▶ _Records provided_
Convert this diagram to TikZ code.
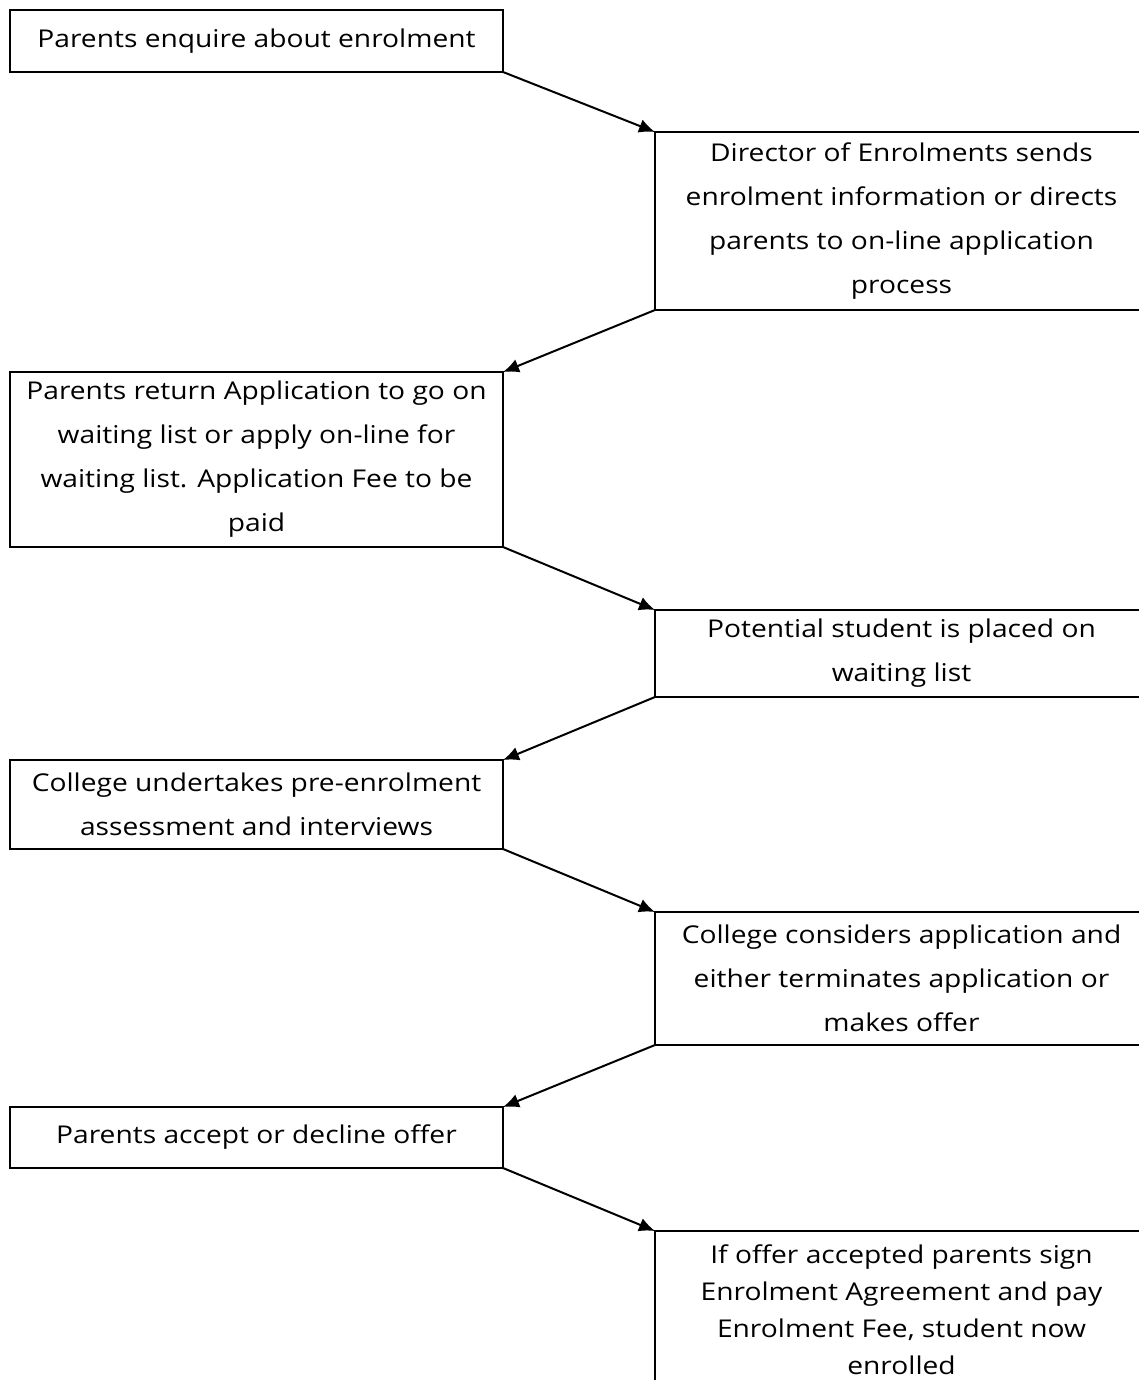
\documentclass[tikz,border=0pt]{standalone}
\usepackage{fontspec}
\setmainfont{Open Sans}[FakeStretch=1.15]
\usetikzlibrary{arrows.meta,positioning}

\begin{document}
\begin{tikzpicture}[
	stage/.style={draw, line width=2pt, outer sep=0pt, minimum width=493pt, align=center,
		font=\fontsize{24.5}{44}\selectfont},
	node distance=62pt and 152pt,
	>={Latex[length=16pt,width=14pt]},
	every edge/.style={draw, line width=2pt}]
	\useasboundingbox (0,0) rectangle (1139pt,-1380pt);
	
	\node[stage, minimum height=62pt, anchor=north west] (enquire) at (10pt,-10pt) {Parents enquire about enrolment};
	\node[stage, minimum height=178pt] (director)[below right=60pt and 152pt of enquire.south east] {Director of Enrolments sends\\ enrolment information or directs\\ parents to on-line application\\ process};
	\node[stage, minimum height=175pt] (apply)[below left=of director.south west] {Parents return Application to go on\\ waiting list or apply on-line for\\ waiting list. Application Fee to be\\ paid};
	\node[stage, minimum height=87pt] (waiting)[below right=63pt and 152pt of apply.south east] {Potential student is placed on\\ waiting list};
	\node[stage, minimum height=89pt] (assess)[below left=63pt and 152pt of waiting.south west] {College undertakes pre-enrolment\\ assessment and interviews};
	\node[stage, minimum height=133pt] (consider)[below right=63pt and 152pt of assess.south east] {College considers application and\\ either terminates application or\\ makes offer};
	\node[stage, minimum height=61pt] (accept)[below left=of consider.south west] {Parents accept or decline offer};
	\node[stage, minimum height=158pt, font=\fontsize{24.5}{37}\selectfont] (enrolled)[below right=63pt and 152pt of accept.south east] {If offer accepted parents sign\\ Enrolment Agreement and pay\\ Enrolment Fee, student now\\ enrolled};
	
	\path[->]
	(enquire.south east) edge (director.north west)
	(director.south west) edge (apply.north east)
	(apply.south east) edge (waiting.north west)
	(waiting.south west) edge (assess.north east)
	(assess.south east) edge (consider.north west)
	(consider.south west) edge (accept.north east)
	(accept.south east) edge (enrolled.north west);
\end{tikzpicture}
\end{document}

...

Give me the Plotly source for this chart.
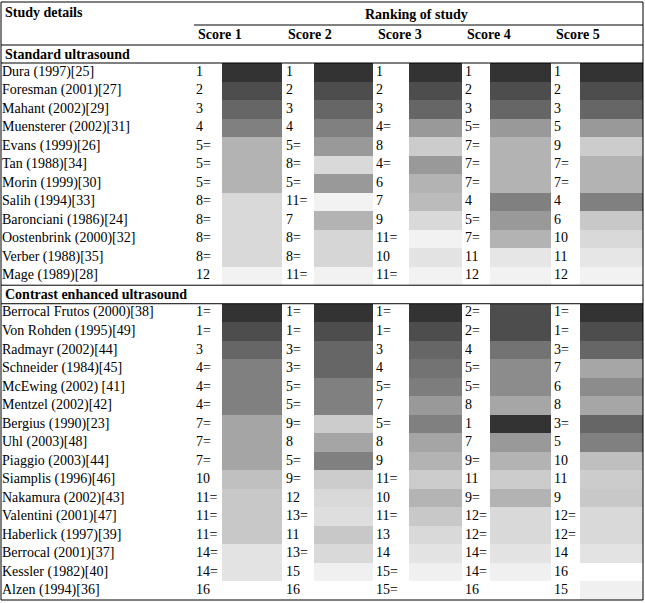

---

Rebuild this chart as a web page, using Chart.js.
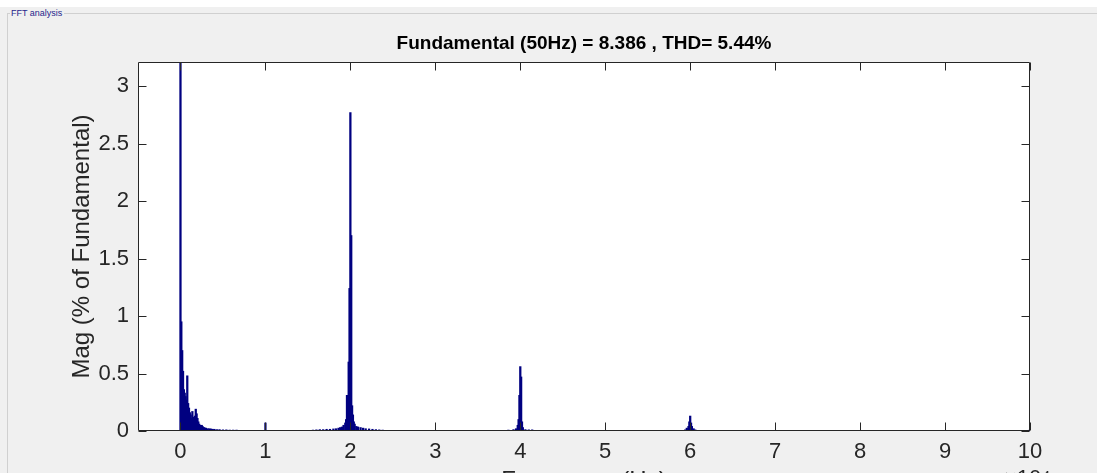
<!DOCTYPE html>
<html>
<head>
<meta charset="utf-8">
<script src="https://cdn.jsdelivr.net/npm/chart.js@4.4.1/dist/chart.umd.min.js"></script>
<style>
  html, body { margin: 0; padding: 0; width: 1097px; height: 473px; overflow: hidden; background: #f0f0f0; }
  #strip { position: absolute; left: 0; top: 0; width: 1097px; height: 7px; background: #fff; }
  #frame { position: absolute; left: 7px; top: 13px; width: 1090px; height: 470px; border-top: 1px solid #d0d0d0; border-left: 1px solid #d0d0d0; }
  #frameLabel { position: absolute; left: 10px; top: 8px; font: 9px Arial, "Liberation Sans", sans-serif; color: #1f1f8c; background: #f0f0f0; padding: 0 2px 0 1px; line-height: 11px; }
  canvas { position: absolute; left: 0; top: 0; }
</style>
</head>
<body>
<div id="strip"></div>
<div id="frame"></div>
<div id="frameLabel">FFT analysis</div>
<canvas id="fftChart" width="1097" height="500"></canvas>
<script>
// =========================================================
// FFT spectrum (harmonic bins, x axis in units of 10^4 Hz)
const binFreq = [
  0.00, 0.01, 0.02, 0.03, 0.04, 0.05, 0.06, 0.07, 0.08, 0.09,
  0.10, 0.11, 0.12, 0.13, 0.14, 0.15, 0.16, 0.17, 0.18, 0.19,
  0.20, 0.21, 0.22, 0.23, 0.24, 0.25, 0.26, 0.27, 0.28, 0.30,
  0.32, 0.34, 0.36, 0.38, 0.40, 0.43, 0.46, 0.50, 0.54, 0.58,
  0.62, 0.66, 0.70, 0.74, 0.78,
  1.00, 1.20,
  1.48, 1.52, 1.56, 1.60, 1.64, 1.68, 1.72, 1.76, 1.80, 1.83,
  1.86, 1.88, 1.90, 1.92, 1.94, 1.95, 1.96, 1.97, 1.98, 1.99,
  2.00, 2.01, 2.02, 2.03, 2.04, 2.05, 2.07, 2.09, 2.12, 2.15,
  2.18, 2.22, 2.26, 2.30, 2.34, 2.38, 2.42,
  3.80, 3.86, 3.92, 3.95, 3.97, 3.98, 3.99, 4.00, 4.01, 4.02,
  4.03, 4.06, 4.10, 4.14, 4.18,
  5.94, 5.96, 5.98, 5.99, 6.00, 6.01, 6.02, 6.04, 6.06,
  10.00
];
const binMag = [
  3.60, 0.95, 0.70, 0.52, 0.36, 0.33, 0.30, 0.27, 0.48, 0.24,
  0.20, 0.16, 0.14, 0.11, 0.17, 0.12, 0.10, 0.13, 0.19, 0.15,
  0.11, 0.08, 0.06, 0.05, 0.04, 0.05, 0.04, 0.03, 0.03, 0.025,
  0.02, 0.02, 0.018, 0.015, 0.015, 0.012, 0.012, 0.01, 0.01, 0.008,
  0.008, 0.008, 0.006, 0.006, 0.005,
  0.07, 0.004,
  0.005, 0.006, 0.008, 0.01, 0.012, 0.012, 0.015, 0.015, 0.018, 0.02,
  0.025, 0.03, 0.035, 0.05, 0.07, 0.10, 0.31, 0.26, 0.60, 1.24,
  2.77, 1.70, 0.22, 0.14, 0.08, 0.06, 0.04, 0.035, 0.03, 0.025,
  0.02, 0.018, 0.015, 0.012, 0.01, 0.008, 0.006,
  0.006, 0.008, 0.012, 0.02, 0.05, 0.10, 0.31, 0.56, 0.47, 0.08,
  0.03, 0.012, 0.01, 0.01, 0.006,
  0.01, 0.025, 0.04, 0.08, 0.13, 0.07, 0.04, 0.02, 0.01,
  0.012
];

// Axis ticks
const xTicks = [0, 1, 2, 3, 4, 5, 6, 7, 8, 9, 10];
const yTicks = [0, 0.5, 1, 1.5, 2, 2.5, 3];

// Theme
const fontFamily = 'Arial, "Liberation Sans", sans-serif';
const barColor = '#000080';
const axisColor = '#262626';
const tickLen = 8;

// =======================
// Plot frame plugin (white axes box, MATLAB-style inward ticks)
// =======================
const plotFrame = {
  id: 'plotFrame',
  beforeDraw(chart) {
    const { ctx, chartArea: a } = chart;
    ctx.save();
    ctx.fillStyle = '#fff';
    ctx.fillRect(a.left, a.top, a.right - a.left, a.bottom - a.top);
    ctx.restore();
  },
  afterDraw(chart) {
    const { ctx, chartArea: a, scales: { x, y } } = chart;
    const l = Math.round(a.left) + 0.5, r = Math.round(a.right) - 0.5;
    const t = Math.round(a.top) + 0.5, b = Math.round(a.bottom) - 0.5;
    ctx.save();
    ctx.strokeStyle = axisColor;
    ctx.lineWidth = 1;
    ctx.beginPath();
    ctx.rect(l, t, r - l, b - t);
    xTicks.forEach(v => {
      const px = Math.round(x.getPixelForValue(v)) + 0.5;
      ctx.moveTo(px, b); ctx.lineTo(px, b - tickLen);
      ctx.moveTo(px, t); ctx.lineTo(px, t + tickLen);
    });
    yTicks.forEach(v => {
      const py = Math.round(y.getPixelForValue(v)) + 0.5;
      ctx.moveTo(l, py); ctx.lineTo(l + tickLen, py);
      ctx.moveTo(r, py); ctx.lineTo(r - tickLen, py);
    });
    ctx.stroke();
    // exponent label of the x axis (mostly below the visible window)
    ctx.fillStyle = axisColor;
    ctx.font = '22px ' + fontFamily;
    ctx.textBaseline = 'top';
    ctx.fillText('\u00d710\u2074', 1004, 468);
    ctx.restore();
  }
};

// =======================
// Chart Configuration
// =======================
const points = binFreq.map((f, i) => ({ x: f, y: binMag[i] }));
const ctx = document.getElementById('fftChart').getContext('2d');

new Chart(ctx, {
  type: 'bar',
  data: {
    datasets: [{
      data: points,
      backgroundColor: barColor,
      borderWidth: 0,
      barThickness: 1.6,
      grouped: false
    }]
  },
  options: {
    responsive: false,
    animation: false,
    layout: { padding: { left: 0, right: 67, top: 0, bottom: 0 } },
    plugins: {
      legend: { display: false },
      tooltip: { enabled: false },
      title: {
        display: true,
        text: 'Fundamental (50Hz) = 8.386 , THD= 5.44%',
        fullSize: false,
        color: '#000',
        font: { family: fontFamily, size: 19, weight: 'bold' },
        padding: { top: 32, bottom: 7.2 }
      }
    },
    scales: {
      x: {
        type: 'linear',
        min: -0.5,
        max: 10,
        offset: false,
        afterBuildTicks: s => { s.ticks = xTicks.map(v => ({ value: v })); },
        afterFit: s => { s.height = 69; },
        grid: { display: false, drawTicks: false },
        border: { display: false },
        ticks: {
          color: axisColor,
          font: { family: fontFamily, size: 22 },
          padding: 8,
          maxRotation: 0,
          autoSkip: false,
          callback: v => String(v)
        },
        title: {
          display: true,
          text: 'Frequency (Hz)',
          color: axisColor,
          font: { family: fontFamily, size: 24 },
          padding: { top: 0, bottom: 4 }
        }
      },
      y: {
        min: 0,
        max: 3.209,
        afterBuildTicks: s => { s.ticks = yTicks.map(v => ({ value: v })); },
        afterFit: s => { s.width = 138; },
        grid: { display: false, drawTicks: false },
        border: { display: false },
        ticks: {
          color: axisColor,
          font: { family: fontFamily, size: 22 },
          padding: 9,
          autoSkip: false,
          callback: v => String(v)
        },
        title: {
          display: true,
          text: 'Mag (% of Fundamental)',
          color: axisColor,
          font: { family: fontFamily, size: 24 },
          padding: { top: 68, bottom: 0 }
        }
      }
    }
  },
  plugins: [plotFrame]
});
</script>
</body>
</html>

▶ _The task_
Take out nothing but the lines from the one containing "Convert this diagram to TikZ code." to the one containing "(enrolled)[below right=63pt and", inclusive, retyped exactly. Drop the pictures.

▶ _Worked solution_
Convert this diagram to TikZ code.
\documentclass[tikz,border=0pt]{standalone}
\usepackage{fontspec}
\setmainfont{Open Sans}[FakeStretch=1.15]
\usetikzlibrary{arrows.meta,positioning}

\begin{document}
\begin{tikzpicture}[
	stage/.style={draw, line width=2pt, outer sep=0pt, minimum width=493pt, align=center,
		font=\fontsize{24.5}{44}\selectfont},
	node distance=62pt and 152pt,
	>={Latex[length=16pt,width=14pt]},
	every edge/.style={draw, line width=2pt}]
	\useasboundingbox (0,0) rectangle (1139pt,-1380pt);
	
	\node[stage, minimum height=62pt, anchor=north west] (enquire) at (10pt,-10pt) {Parents enquire about enrolment};
	\node[stage, minimum height=178pt] (director)[below right=60pt and 152pt of enquire.south east] {Director of Enrolments sends\\ enrolment information or directs\\ parents to on-line application\\ process};
	\node[stage, minimum height=175pt] (apply)[below left=of director.south west] {Parents return Application to go on\\ waiting list or apply on-line for\\ waiting list. Application Fee to be\\ paid};
	\node[stage, minimum height=87pt] (waiting)[below right=63pt and 152pt of apply.south east] {Potential student is placed on\\ waiting list};
	\node[stage, minimum height=89pt] (assess)[below left=63pt and 152pt of waiting.south west] {College undertakes pre-enrolment\\ assessment and interviews};
	\node[stage, minimum height=133pt] (consider)[below right=63pt and 152pt of assess.south east] {College considers application and\\ either terminates application or\\ makes offer};
	\node[stage, minimum height=61pt] (accept)[below left=of consider.south west] {Parents accept or decline offer};
	\node[stage, minimum height=158pt, font=\fontsize{24.5}{37}\selectfont] (enrolled)[below right=63pt and 152pt of accept.south east] {If offer accepted parents sign\\ Enrolment Agreement and pay\\ Enrolment Fee, student now\\ enrolled};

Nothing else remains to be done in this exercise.